▸ AIM:
Copy out each line of the material below with no changes.

· · · · · · ·

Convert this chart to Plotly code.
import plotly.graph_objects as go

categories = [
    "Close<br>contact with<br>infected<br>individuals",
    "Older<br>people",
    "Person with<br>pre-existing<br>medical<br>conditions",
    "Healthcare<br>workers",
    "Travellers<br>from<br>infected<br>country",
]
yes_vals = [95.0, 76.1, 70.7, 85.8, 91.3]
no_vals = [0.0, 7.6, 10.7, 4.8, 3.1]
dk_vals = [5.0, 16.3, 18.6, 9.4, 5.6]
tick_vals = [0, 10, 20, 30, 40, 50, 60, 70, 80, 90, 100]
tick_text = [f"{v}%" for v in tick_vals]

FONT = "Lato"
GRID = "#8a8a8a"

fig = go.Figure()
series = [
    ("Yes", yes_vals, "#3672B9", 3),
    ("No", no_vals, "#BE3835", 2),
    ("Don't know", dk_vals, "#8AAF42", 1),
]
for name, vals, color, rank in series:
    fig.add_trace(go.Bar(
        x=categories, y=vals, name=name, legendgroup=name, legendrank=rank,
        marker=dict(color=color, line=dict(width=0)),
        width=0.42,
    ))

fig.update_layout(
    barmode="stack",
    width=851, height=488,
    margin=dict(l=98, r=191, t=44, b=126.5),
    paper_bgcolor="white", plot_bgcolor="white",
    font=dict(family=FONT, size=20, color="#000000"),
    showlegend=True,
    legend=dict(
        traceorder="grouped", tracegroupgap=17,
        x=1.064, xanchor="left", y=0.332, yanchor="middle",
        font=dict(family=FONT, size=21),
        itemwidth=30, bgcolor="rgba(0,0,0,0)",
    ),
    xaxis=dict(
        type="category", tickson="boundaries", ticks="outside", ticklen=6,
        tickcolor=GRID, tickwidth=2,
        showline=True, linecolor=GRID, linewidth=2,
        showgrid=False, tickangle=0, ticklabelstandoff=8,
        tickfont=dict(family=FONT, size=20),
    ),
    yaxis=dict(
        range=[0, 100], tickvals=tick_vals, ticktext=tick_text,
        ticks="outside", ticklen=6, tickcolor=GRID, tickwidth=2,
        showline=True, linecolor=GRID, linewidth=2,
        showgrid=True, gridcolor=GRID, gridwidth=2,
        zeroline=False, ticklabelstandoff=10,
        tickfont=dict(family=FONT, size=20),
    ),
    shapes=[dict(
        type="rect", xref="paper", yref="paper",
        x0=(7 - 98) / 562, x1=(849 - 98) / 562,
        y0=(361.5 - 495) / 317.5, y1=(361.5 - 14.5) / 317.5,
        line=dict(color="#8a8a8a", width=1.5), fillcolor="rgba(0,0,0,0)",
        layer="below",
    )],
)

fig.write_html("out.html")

· · · · · · ·

▸ RESULT:
Convert this chart to Plotly code.
import plotly.graph_objects as go

categories = [
    "Close<br>contact with<br>infected<br>individuals",
    "Older<br>people",
    "Person with<br>pre-existing<br>medical<br>conditions",
    "Healthcare<br>workers",
    "Travellers<br>from<br>infected<br>country",
]
yes_vals = [95.0, 76.1, 70.7, 85.8, 91.3]
no_vals = [0.0, 7.6, 10.7, 4.8, 3.1]
dk_vals = [5.0, 16.3, 18.6, 9.4, 5.6]
tick_vals = [0, 10, 20, 30, 40, 50, 60, 70, 80, 90, 100]
tick_text = [f"{v}%" for v in tick_vals]

FONT = "Lato"
GRID = "#8a8a8a"

fig = go.Figure()
series = [
    ("Yes", yes_vals, "#3672B9", 3),
    ("No", no_vals, "#BE3835", 2),
    ("Don't know", dk_vals, "#8AAF42", 1),
]
for name, vals, color, rank in series:
    fig.add_trace(go.Bar(
        x=categories, y=vals, name=name, legendgroup=name, legendrank=rank,
        marker=dict(color=color, line=dict(width=0)),
        width=0.42,
    ))

fig.update_layout(
    barmode="stack",
    width=851, height=488,
    margin=dict(l=98, r=191, t=44, b=126.5),
    paper_bgcolor="white", plot_bgcolor="white",
    font=dict(family=FONT, size=20, color="#000000"),
    showlegend=True,
    legend=dict(
        traceorder="grouped", tracegroupgap=17,
        x=1.064, xanchor="left", y=0.332, yanchor="middle",
        font=dict(family=FONT, size=21),
        itemwidth=30, bgcolor="rgba(0,0,0,0)",
    ),
    xaxis=dict(
        type="category", tickson="boundaries", ticks="outside", ticklen=6,
        tickcolor=GRID, tickwidth=2,
        showline=True, linecolor=GRID, linewidth=2,
        showgrid=False, tickangle=0, ticklabelstandoff=8,
        tickfont=dict(family=FONT, size=20),
    ),
    yaxis=dict(
        range=[0, 100], tickvals=tick_vals, ticktext=tick_text,
        ticks="outside", ticklen=6, tickcolor=GRID, tickwidth=2,
        showline=True, linecolor=GRID, linewidth=2,
        showgrid=True, gridcolor=GRID, gridwidth=2,
        zeroline=False, ticklabelstandoff=10,
        tickfont=dict(family=FONT, size=20),
    ),
    shapes=[dict(
        type="rect", xref="paper", yref="paper",
        x0=(7 - 98) / 562, x1=(849 - 98) / 562,
        y0=(361.5 - 495) / 317.5, y1=(361.5 - 14.5) / 317.5,
        line=dict(color="#8a8a8a", width=1.5), fillcolor="rgba(0,0,0,0)",
        layer="below",
    )],
)

fig.write_html("out.html")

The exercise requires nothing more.